Urgen límites. Basta de empresas que pactan condiciones laborales por debajo de lo mínimamente aceptable. Basta de las que usan los avances tecnológicos como excusa para esquivar derechos laborales conquistados con décadas de lucha. Basta de las que hablan de sostenibilidad mientras se sostienen en la explotación. Porque el verdadero progreso no puede pasar por encima de las personas. Y el crecimiento, si no es digno, no es crecimiento: es sumisión, es silencio, es renuncia.
Y, ya un poco más allá, quizá también haría falta replantear el concepto de “unicornio” que todos anhelamos y celebramos.
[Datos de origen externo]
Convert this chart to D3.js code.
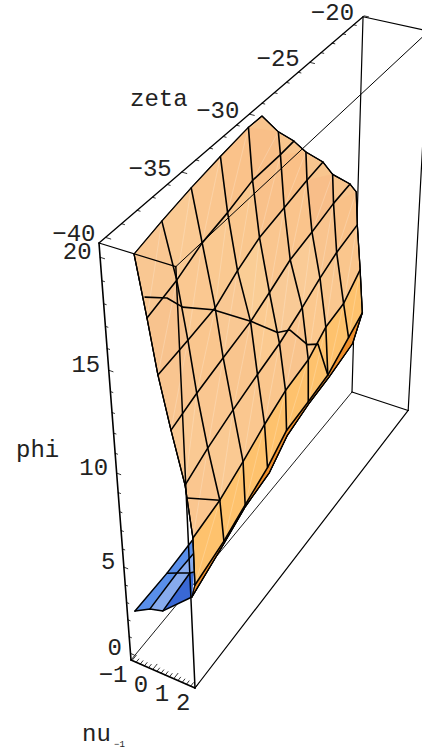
<!DOCTYPE html>
<html><head><meta charset="utf-8"><style>html,body{margin:0;padding:0;background:#fff;overflow:hidden}svg{display:block}</style>
<script src="https://cdn.jsdelivr.net/npm/d3@7"></script></head><body><svg id="c" width="422" height="755"></svg>
<script>
// ---- data ----
const zetaCols=[-40.4,-38.2,-35.8,-33.4,-31.0,-28.6,-26.2,-24.0,-21.5];
const n=null;
const nuGrid=[
[0.36,0.09,-0.17,-0.36,-0.53,-0.55,n,n,n],
[0.73,0.59,0.21,-0.11,-0.38,-0.46,-0.57,n,n],
[1.05,0.95,0.68,0.27,-0.10,-0.29,-0.51,-0.42,n],
[1.48,1.24,0.97,0.81,0.33,-0.01,-0.25,-0.35,-0.47],
[1.97,1.63,1.35,1.09,0.78,0.56,0.16,-0.15,-0.37],
[2.21,2.09,1.75,1.39,1.06,0.87,0.48,0.25,-0.16],
[2.21,2.22,1.81,1.51,1.11,0.89,0.62,0.54,0.02],
[2.05,2.17,1.81,1.60,1.14,0.91,0.68,0.75,0.02]];
const phiGrid=[
[20.59,20.60,20.60,20.63,20.64,19.23,n,n,n],
[18.00,18.22,18.31,18.20,18.28,18.19,17.04,n,n],
[15.58,15.64,15.49,15.62,15.66,15.69,15.67,14.81,n],
[13.18,13.25,13.20,13.33,13.09,13.17,13.11,13.33,12.53],
[10.71,10.71,10.75,10.76,10.63,10.87,10.81,10.77,10.76],
[8.13,8.23,8.22,8.25,8.22,8.17,8.24,8.07,8.30],
[5.62,6.10,5.91,5.94,6.03,5.82,5.56,6.22,5.86],
[4.89,5.85,5.80,5.70,5.75,5.70,5.46,5.95,5.86]];
// ends of the mesh on the jagged top-right rim: nu, zeta, phi
const rimNu=[-0.47,-0.49,-0.35,-0.19];
const rimZeta=[-30.05,-27.41,-25.07,-22.74];
const rimPhi=[20.69,18.21,16.02,13.70];
// crease across the sheet
const creaseNu=[0.70,0.63,0.79,0.59,0.85,0.69,0.76,0.82,0.72,0.62];
const creaseZeta=[-40.4,-38.94,-38.2,-35.8,-33.4,-31.0,-30.05,-28.6,-27.41,-26.2];
const creasePhi=[18.89,17.91,17.09,15.37,13.35,11.17,10.70,8.98,8.18,5.56];
const crease2Nu=[2.03,2.09], crease2Zeta=[-40.4,-38.2], crease2Phi=[10.09,8.23];
// low sheet
const lowNu=[[-0.67,0.06,0.67,0.74],[-0.95,-0.46,0.17,-0.15],[-1.17,-0.89]];
const lowZeta=[[-40.4,-40.4,-40.4,-38.37],[-37.56,-37.56,-37.56,-36.75],[-35.03,-35.53]];
const lowPhi=[[2.70,3.20,3.40,2.38],[2.21,2.46,2.77,1.95],[2.00,1.66]];
// axes
const nuDomain=[-1.05,2], zetaDomain=[-40.4,-20.1], phiDomain=[-0.4,20.6];
const nuMajor=[-1,0,1,2], zetaMajor=[-40,-35,-30,-25,-20], phiMajor=[0,5,10,15,20];
const nuMinor=d3.range(-1,2.001,0.2), zetaMinor=d3.range(-40,-19.5,1), phiMinor=d3.range(0,20.5,1);

// ---- projection of the box ----
const sNu=d3.scaleLinear().domain(nuDomain).range([0,1]);
const sZeta=d3.scaleLinear().domain(zetaDomain).range([0,1]);
const sPhi=d3.scaleLinear().domain(phiDomain).range([0,1]);
const O=[131,660],U=[195,688],V=[352,392],W=[99,243],wu=.98,wv=1.215,ww=.828;
const cu=[wu*U[0]-O[0],wu*U[1]-O[1],wu-1],cv=[wv*V[0]-O[0],wv*V[1]-O[1],wv-1],cw=[ww*W[0]-O[0],ww*W[1]-O[1],ww-1];
function boxP(u,v,w){const d=1+cu[2]*u+cv[2]*v+cw[2]*w;
 return {x:(O[0]+cu[0]*u+cv[0]*v+cw[0]*w)/d,y:(O[1]+cu[1]*u+cv[1]*v+cw[1]*w)/d,d};}
const P=(nu,z,ph)=>boxP(sNu(nu),sZeta(z),sPhi(ph));
const cam=p=>[(p.x-211)*p.d/1620,-(p.y-377)*p.d/1620,-p.d];

// ---- lighting (red, green, blue lights) ----
function rawNormal(a,b,c,d){const A=cam(a),B=cam(b),C=cam(c),D=cam(d);
 const e=[C[0]-A[0],C[1]-A[1],C[2]-A[2]],f=[B[0]-D[0],B[1]-D[1],B[2]-D[2]];
 let m=[e[1]*f[2]-e[2]*f[1],e[2]*f[0]-e[0]*f[2],e[0]*f[1]-e[1]*f[0]];
 const l=Math.hypot(...m);return m.map(q=>q/l);}
function shade(m){const l=Math.hypot(...m);const q=m.map(t=>t/l);
 const r=(q[0]+q[2])/Math.SQRT2,g=(q[0]+q[1]+q[2])/Math.sqrt(3),b=(q[1]+q[2])/Math.SQRT2;
 const c=t=>Math.round(255*Math.max(0,Math.min(1,t)));
 return `rgb(${c(r)},${c(g)},${c(b)})`;}

const svg=d3.select('#c');
const line=d3.line().x(d=>d.x).y(d=>d.y);
const path=(pts,o)=>svg.append('path').attr('d',line(pts)+(o.close?'Z':'')).attr('fill',o.fill||'none')
 .attr('stroke',o.stroke===undefined?'#000':o.stroke).attr('stroke-width',o.w===undefined?1.2:o.w).attr('stroke-linejoin','round').attr('stroke-linecap','round');
const C=(u,v,w)=>boxP(u,v,w);

// back edges
[[[0,0,0],[0,1,0],.9],[[0,1,0],[0,1,1],1.2],[[0,1,0],[1,1,0],1.2],[[1,0,0],[1,1,0],1.2],[[1,1,0],[1,1,1],1.2],[[0,1,1],[1,1,1],1.2]]
.forEach(([a,b,w])=>path([C(...a),C(...b)],{w}));

// grid points
const G=nuGrid.map((r,i)=>r.map((v,j)=>v===null?null:P(v,zetaCols[j],phiGrid[i][j])));
const rim=rimNu.map((v,i)=>P(v,rimZeta[i],rimPhi[i]));

// low sheet
const L=lowNu.map((r,i)=>r.map((v,j)=>P(v,lowZeta[i][j],lowPhi[i][j])));
const lowFaces=[[L[0][0],L[0][1],L[1][1],L[1][0]],[L[0][1],L[0][2],L[1][2],L[1][1]],[L[0][2],L[0][3],L[1][3],L[1][2]],
 [L[1][0],L[1][1],L[2][1],L[2][0]],[L[1][1],L[1][2],L[1][3],L[2][1]]];
const lowTilt=[[-.32,.475,.81],[-.15,.42,.91],[-.48,.40,.80],[-.32,.475,.81],[-.15,.42,.91]];
lowFaces.forEach((f,i)=>path(f,{close:true,fill:shade(lowTilt[i]),stroke:shade(lowTilt[i]),w:.4}));
[L[0],[L[1][0],L[1][1],L[1][2],L[1][3]],[L[0][0],L[1][0],L[2][0]],[L[0][1],L[1][1],L[2][1]],[L[0][2],L[1][2]]].forEach(p=>path(p,{w:1.5}));

// base of the sheet
const last=nuGrid.length-1;
const outline=[G[0][0],G[0][1],G[0][2],G[0][3],G[0][4],rim[0],G[0][5],rim[1],G[1][6],rim[2],G[2][7],rim[3],G[3][8],G[4][8],G[5][8],G[6][8],
 ...G[last].slice().reverse(),G[6][0],G[5][0],G[4][0],G[3][0],G[2][0],G[1][0]];
path(outline,{close:true,fill:'#f8c58e',stroke:'#000',w:1.2});

// faces
const target=[.55,-.04,.83], targetLow=[.70,-.09,.68];
const faces=[];
for(let i=0;i<G.length-1;i++)for(let j=0;j<zetaCols.length-1;j++){
 const a=G[i][j],b=G[i][j+1],c=G[i+1][j+1],d=G[i+1][j];
 if(a&&b&&c&&d){let m=rawNormal(a,b,c,d);if(m[2]<0)m=m.map(t=>-t);faces.push({i,j,a,b,c,d,m});}
}
const mean=[0,1,2].map(k=>d3.mean(faces.filter(f=>f.i<5),f=>f.m[k]));
faces.forEach(f=>{
 const fold=f.i===G.length-2, low=f.i===G.length-3;
 const mix=low?targetLow:f.m.map((t,k)=>target[k]+.45*(t-mean[k]));
 const col=fold?'#ef8f2b':shade(mix);
 path([f.a,f.b,f.c,f.d],{close:true,fill:col,stroke:col,w:.4});
 if(!fold) path([f.d,f.b],{stroke:'rgba(255,255,255,.3)',w:.7});
});

// mesh lines
G.forEach((r,i)=>{if(i===0)return;
 const pts=r.filter(Boolean);
 if(i>=1&&i<=3){pts.pop();pts.push(rim[i]);}
 path(pts,{w:i===last?1.1:1.6});});
zetaCols.forEach((z,j)=>{path(G.map(r=>r[j]).filter(Boolean).slice(0,-1),{w:j===0||j===8?1.3:1.6});});
path(outline,{close:true,stroke:'#000',w:1.2});
path(creaseNu.map((v,i)=>P(v,creaseZeta[i],creasePhi[i])),{w:1.6});
path(crease2Nu.map((v,i)=>P(v,crease2Zeta[i],crease2Phi[i])),{w:1.6});

// front edges
[[[0,0,1],[0,0,0],1.6],[[0,0,0],[1,0,0],1.7],[[1,0,0],[1,0,1],1.5],[[0,0,1],[1,0,1],1.2],[[0,0,1],[0,1,1],1.3],[[1,0,1],[1,1,1],1.0]]
.forEach(([a,b,w])=>path([C(...a),C(...b)],{w}));

// ticks
function tick(p,q){path([p,q],{w:.8});}
phiMinor.forEach(t=>{const M=phiMajor.includes(t),w=sPhi(t);tick(C(0,0,w),C(M?.06:.035,0,w));});
zetaMinor.forEach(t=>{const M=zetaMajor.includes(t),v=sZeta(t);tick(C(0,v,1),C(M?.07:.04,v,1));});
nuMinor.forEach(t=>{const M=nuMajor.some(q=>Math.abs(q-t)<1e-6),u=sNu(t);tick(C(u,0,0),C(u,M?.016:.01,0));});

// labels
const FONT="'Liberation Mono'";
function txt(x,y,s,anchor,size){return svg.append('text').attr('x',x).attr('y',y).attr('text-anchor',anchor||'start').attr('font-family',FONT).attr('font-size',size||24).attr('fill','#222').text(s);}
const minus=t=>String(t).replace('-','\u2212');
zetaMajor.forEach(t=>{const p=C(0,sZeta(t),1);txt(p.x-10,p.y+4,minus(t),'end');});
phiMajor.forEach(t=>{const p=C(0,0,sPhi(t));txt(p.x-8.5,p.y+2,minus(t),'end');});
nuMajor.forEach(t=>{const p=C(sNu(t),0,0);txt(p.x-4.5,p.y+22,minus(t),'end');});
txt(130,106,'zeta');txt(16,457,'phi');txt(82,741,'nu');txt(114,747,'\u22121','start',9);
</script></body></html>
Durante décadas hemos glorificado estas compañías como símbolo de éxito, como promesa de un futuro tecnológico que debía cambiarlo todo. Pero el caso de Glovo —y no es el único— pone de manifiesto que detrás de muchas de esas valoraciones astronómicas se esconde una arquitectura frágil, basada en prácticas discutibles, condiciones laborales deficientes y una sostenibilidad de cartón piedra. El beneficio ha sido para unos pocos; el coste, para muchos. Y quizá el verdadero reto no sea crear empresas de mil millones, sino construir modelos de negocio que sean justos, viables y respetuosos con las personas. Quizá el futuro no pasa por cazar unicornios, sino por dejar de creer en ellos.